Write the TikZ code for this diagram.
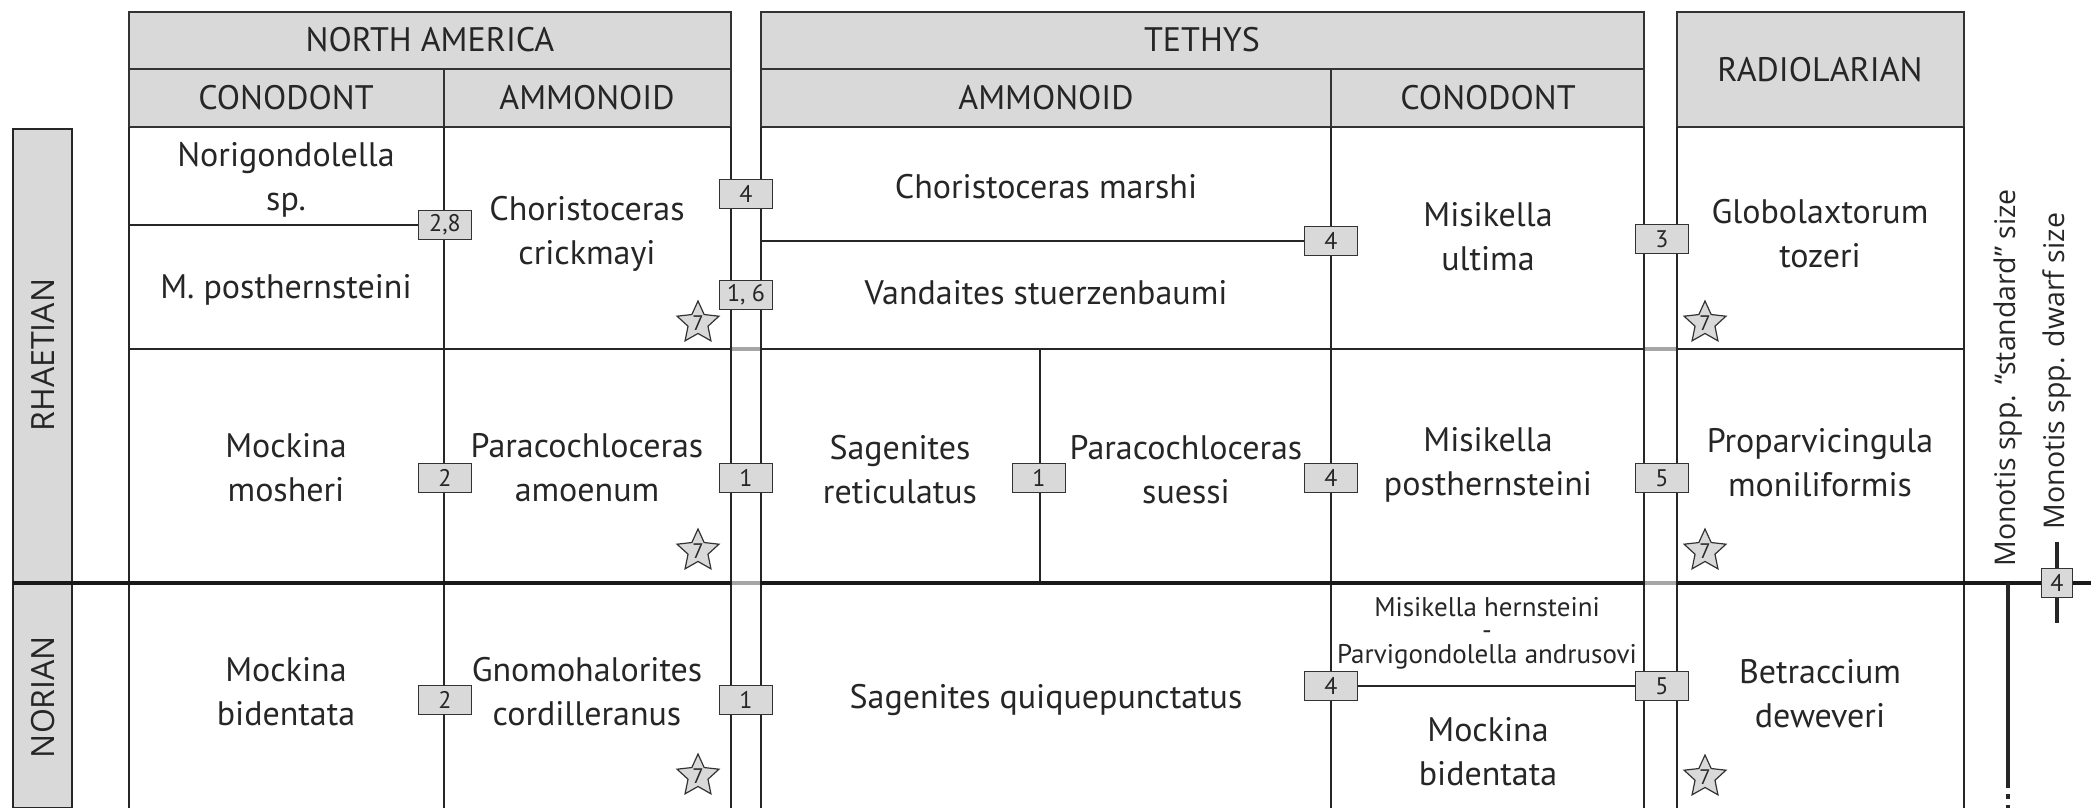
\documentclass[tikz,border=0pt]{standalone}
\usepackage{fontspec}
\setmainfont{PT Sans}
\newfontfamily\widesans{Open Sans}
\usetikzlibrary{shapes.geometric}

\begin{document}
\begin{tikzpicture}[x=1pt,y=-1pt,line width=1.6pt,color=black!85,
  head/.style={draw=black!80,fill=black!15},
  taxon/.style={align=center,inner sep=0pt,font=\fontsize{34}{44}\selectfont},
  small/.style={align=center,inner sep=0pt,font=\fontsize{27}{23.5}\selectfont},
  ref/.style={draw=black!80,fill=black!15,line width=1.2pt,minimum width=53pt,minimum height=29pt,inner sep=0pt,font=\fontsize{24}{24}\selectfont},
  refnarrow/.style={ref,minimum width=31pt},
  mark7/.style={star,star points=5,star point ratio=2.1,draw=black!80,fill=black!15,line width=1.2pt,minimum size=44pt,inner sep=0pt,font=\fontsize{21}{21}\selectfont},
  gapline/.style={draw=black!35,line width=4pt},
  boundary/.style={draw=black!90,line width=4pt},
  stagelabel/.style={rotate=90,inner sep=0pt,font=\widesans\fontsize{32}{32}\selectfont},
  monotis/.style={rotate=90,inner sep=0pt,font=\widesans\fontsize{28.5}{28.5}\selectfont}]
  \useasboundingbox (0,0) rectangle (2091,808);

  \draw[fill=black!15] (13,129) rectangle (72,583);
  \draw[fill=black!15] (13,583) rectangle (72,808);

  \draw[head] (129,12) rectangle (731,69);
  \draw[head] (129,69) rectangle (444,127);
  \draw[head] (444,69) rectangle (731,127);
  \draw[head] (761,12) rectangle (1644,69);
  \draw[head] (761,69) rectangle (1331,127);
  \draw[head] (1331,69) rectangle (1644,127);
  \draw[head] (1677,12) rectangle (1964,127);

  \draw (129,127) -- (129,808);
  \draw (444,127) -- (444,808);
  \draw (731,127) -- (731,808);
  \draw (761,127) -- (761,808);
  \draw (1040,349) -- (1040,583);
  \draw (1331,127) -- (1331,808);
  \draw (1644,127) -- (1644,808);
  \draw (1677,127) -- (1677,808);
  \draw (1964,127) -- (1964,808);

  \draw (129,349) -- (731,349);
  \draw (761,349) -- (1644,349);
  \draw (1677,349) -- (1964,349);
  \draw[gapline] (732,349) -- (760,349);
  \draw[gapline] (1645,349) -- (1676,349);

  \draw[boundary] (13,583) -- (2091,583);
  \draw[gapline] (732,583) -- (760,583);
  \draw[gapline] (1645,583) -- (1676,583);

  \node at (430,40) {\fontsize{34}{34}\selectfont NORTH AMERICA};
  \node at (286,98) {\fontsize{34}{34}\selectfont CONODONT};
  \node at (587,98) {\fontsize{34}{34}\selectfont AMMONOID};
  \node at (1202,40) {\fontsize{34}{34}\selectfont TETHYS};
  \node at (1046,98) {\fontsize{34}{34}\selectfont AMMONOID};
  \node at (1488,98) {\fontsize{34}{34}\selectfont CONODONT};
  \node at (1820,70) {\fontsize{34}{34}\selectfont RADIOLARIAN};

  \node[stagelabel] (rhaetian) at (43,355) {RHAETIAN};
  \node[stagelabel] (norian) at (43,697) {NORIAN};

  \node[taxon] (norigondolella) at (286,180) {Norigondolella\\sp.};
  \node[taxon] (mpost) at (286,290) {M. posthernsteini};
  \node[taxon] (crickmayi) at (587,234) {Choristoceras\\crickmayi};
  \node[taxon] (marshi) at (1046,187) {Choristoceras marshi};
  \node[taxon] (vandaites) at (1046,293) {Vandaites stuerzenbaumi};
  \node[taxon] (ultima) at (1488,237) {Misikella\\ultima};
  \node[taxon] (tozeri) at (1820,234) {Globolaxtorum\\tozeri};

  \node[taxon] (mosheri) at (286,468) {Mockina\\mosheri};
  \node[taxon] (amoenum) at (587,468) {Paracochloceras\\amoenum};
  \node[taxon] (reticulatus) at (900,470) {Sagenites\\reticulatus};
  \node[taxon] (suessi) at (1186,470) {Paracochloceras\\suessi};
  \node[taxon] (mispost) at (1488,465) {Misikella\\posthernsteini};
  \node[taxon] (moniliformis) at (1820,463) {Proparvicingula\\moniliformis};

  \node[taxon] (bidentataNA) at (286,692) {Mockina\\bidentata};
  \node[taxon] (cordilleranus) at (587,692) {Gnomohalorites\\cordilleranus};
  \node[taxon] (quiquepunctatus) at (1046,700) {Sagenites quiquepunctatus};
  \node[small] (hernsteini) at (1487,633) {Misikella hernsteini\\-\\Parvigondolella andrusovi};
  \node[taxon] (bidentataT) at (1488,752) {Mockina\\bidentata};
  \node[taxon] (deweveri) at (1820,694) {Betraccium\\deweveri};

  \node[ref] (r28) at (445,225) {2,8};
  \node[ref] (r4a) at (746,194) {4};
  \node[ref] (r16) at (746,295) {1, 6};
  \node[ref] (r4b) at (1331,241) {4};
  \node[ref] (r3) at (1662,239) {3};
  \draw (129,225) -- (r28.west);
  \draw (761,241) -- (r4b.west);

  \node[ref] (r2a) at (445,478) {2};
  \node[ref] (r1a) at (746,478) {1};
  \node[ref] (r1b) at (1039,478) {1};
  \node[ref] (r4c) at (1331,478) {4};
  \node[ref] (r5a) at (1662,478) {5};

  \node[ref] (r2b) at (445,700) {2};
  \node[ref] (r1c) at (746,700) {1};
  \node[ref] (r4d) at (1331,686) {4};
  \node[ref] (r5b) at (1662,686) {5};
  \draw (r4d.east) -- (r5b.west);

  \node[mark7] at (698,323) {7};
  \node[mark7] at (698,551) {7};
  \node[mark7] at (698,776) {7};
  \node[mark7] at (1705,323) {7};
  \node[mark7] at (1705,551) {7};
  \node[mark7] at (1705,777) {7};

  \coordinate (stdtop) at (2008,583);
  \coordinate (stdend) at (2008,783);
  \draw[line width=4pt] (stdtop) -- (stdend);
  \draw[line width=4pt,dash pattern=on 5pt off 6pt] (stdend) -- (2008,808);
  \node[monotis] (stdlabel) at (2008,378) {Monotis spp. “standard” size};

  \node[refnarrow] (r4e) at (2057,583) {4};
  \draw[line width=4pt] (r4e.north) -- (2057,542);
  \draw[line width=4pt] (r4e.south) -- (2057,623);
  \node[monotis] (dwarflabel) at (2057,371) {Monotis spp. dwarf size};
\end{tikzpicture}
\end{document}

────────────────

◆ **WHAT THE EXERCISE ASKS**
What is needed is an exact reproduction of the data, pictures excluded.

◆ **ANSWER**
Write the TikZ code for this diagram.
\documentclass[tikz,border=0pt]{standalone}
\usepackage{fontspec}
\setmainfont{PT Sans}
\newfontfamily\widesans{Open Sans}
\usetikzlibrary{shapes.geometric}

\begin{document}
\begin{tikzpicture}[x=1pt,y=-1pt,line width=1.6pt,color=black!85,
  head/.style={draw=black!80,fill=black!15},
  taxon/.style={align=center,inner sep=0pt,font=\fontsize{34}{44}\selectfont},
  small/.style={align=center,inner sep=0pt,font=\fontsize{27}{23.5}\selectfont},
  ref/.style={draw=black!80,fill=black!15,line width=1.2pt,minimum width=53pt,minimum height=29pt,inner sep=0pt,font=\fontsize{24}{24}\selectfont},
  refnarrow/.style={ref,minimum width=31pt},
  mark7/.style={star,star points=5,star point ratio=2.1,draw=black!80,fill=black!15,line width=1.2pt,minimum size=44pt,inner sep=0pt,font=\fontsize{21}{21}\selectfont},
  gapline/.style={draw=black!35,line width=4pt},
  boundary/.style={draw=black!90,line width=4pt},
  stagelabel/.style={rotate=90,inner sep=0pt,font=\widesans\fontsize{32}{32}\selectfont},
  monotis/.style={rotate=90,inner sep=0pt,font=\widesans\fontsize{28.5}{28.5}\selectfont}]
  \useasboundingbox (0,0) rectangle (2091,808);

  \draw[fill=black!15] (13,129) rectangle (72,583);
  \draw[fill=black!15] (13,583) rectangle (72,808);

  \draw[head] (129,12) rectangle (731,69);
  \draw[head] (129,69) rectangle (444,127);
  \draw[head] (444,69) rectangle (731,127);
  \draw[head] (761,12) rectangle (1644,69);
  \draw[head] (761,69) rectangle (1331,127);
  \draw[head] (1331,69) rectangle (1644,127);
  \draw[head] (1677,12) rectangle (1964,127);

  \draw (129,127) -- (129,808);
  \draw (444,127) -- (444,808);
  \draw (731,127) -- (731,808);
  \draw (761,127) -- (761,808);
  \draw (1040,349) -- (1040,583);
  \draw (1331,127) -- (1331,808);
  \draw (1644,127) -- (1644,808);
  \draw (1677,127) -- (1677,808);
  \draw (1964,127) -- (1964,808);

  \draw (129,349) -- (731,349);
  \draw (761,349) -- (1644,349);
  \draw (1677,349) -- (1964,349);
  \draw[gapline] (732,349) -- (760,349);
  \draw[gapline] (1645,349) -- (1676,349);

  \draw[boundary] (13,583) -- (2091,583);
  \draw[gapline] (732,583) -- (760,583);
  \draw[gapline] (1645,583) -- (1676,583);

  \node at (430,40) {\fontsize{34}{34}\selectfont NORTH AMERICA};
  \node at (286,98) {\fontsize{34}{34}\selectfont CONODONT};
  \node at (587,98) {\fontsize{34}{34}\selectfont AMMONOID};
  \node at (1202,40) {\fontsize{34}{34}\selectfont TETHYS};
  \node at (1046,98) {\fontsize{34}{34}\selectfont AMMONOID};
  \node at (1488,98) {\fontsize{34}{34}\selectfont CONODONT};
  \node at (1820,70) {\fontsize{34}{34}\selectfont RADIOLARIAN};

  \node[stagelabel] (rhaetian) at (43,355) {RHAETIAN};
  \node[stagelabel] (norian) at (43,697) {NORIAN};

  \node[taxon] (norigondolella) at (286,180) {Norigondolella\\sp.};
  \node[taxon] (mpost) at (286,290) {M. posthernsteini};
  \node[taxon] (crickmayi) at (587,234) {Choristoceras\\crickmayi};
  \node[taxon] (marshi) at (1046,187) {Choristoceras marshi};
  \node[taxon] (vandaites) at (1046,293) {Vandaites stuerzenbaumi};
  \node[taxon] (ultima) at (1488,237) {Misikella\\ultima};
  \node[taxon] (tozeri) at (1820,234) {Globolaxtorum\\tozeri};

  \node[taxon] (mosheri) at (286,468) {Mockina\\mosheri};
  \node[taxon] (amoenum) at (587,468) {Paracochloceras\\amoenum};
  \node[taxon] (reticulatus) at (900,470) {Sagenites\\reticulatus};
  \node[taxon] (suessi) at (1186,470) {Paracochloceras\\suessi};
  \node[taxon] (mispost) at (1488,465) {Misikella\\posthernsteini};
  \node[taxon] (moniliformis) at (1820,463) {Proparvicingula\\moniliformis};

  \node[taxon] (bidentataNA) at (286,692) {Mockina\\bidentata};
  \node[taxon] (cordilleranus) at (587,692) {Gnomohalorites\\cordilleranus};
  \node[taxon] (quiquepunctatus) at (1046,700) {Sagenites quiquepunctatus};
  \node[small] (hernsteini) at (1487,633) {Misikella hernsteini\\-\\Parvigondolella andrusovi};
  \node[taxon] (bidentataT) at (1488,752) {Mockina\\bidentata};
  \node[taxon] (deweveri) at (1820,694) {Betraccium\\deweveri};

  \node[ref] (r28) at (445,225) {2,8};
  \node[ref] (r4a) at (746,194) {4};
  \node[ref] (r16) at (746,295) {1, 6};
  \node[ref] (r4b) at (1331,241) {4};
  \node[ref] (r3) at (1662,239) {3};
  \draw (129,225) -- (r28.west);
  \draw (761,241) -- (r4b.west);

  \node[ref] (r2a) at (445,478) {2};
  \node[ref] (r1a) at (746,478) {1};
  \node[ref] (r1b) at (1039,478) {1};
  \node[ref] (r4c) at (1331,478) {4};
  \node[ref] (r5a) at (1662,478) {5};

  \node[ref] (r2b) at (445,700) {2};
  \node[ref] (r1c) at (746,700) {1};
  \node[ref] (r4d) at (1331,686) {4};
  \node[ref] (r5b) at (1662,686) {5};
  \draw (r4d.east) -- (r5b.west);

  \node[mark7] at (698,323) {7};
  \node[mark7] at (698,551) {7};
  \node[mark7] at (698,776) {7};
  \node[mark7] at (1705,323) {7};
  \node[mark7] at (1705,551) {7};
  \node[mark7] at (1705,777) {7};

  \coordinate (stdtop) at (2008,583);
  \coordinate (stdend) at (2008,783);
  \draw[line width=4pt] (stdtop) -- (stdend);
  \draw[line width=4pt,dash pattern=on 5pt off 6pt] (stdend) -- (2008,808);
  \node[monotis] (stdlabel) at (2008,378) {Monotis spp. “standard” size};

  \node[refnarrow] (r4e) at (2057,583) {4};
  \draw[line width=4pt] (r4e.north) -- (2057,542);
  \draw[line width=4pt] (r4e.south) -- (2057,623);
  \node[monotis] (dwarflabel) at (2057,371) {Monotis spp. dwarf size};
\end{tikzpicture}
\end{document}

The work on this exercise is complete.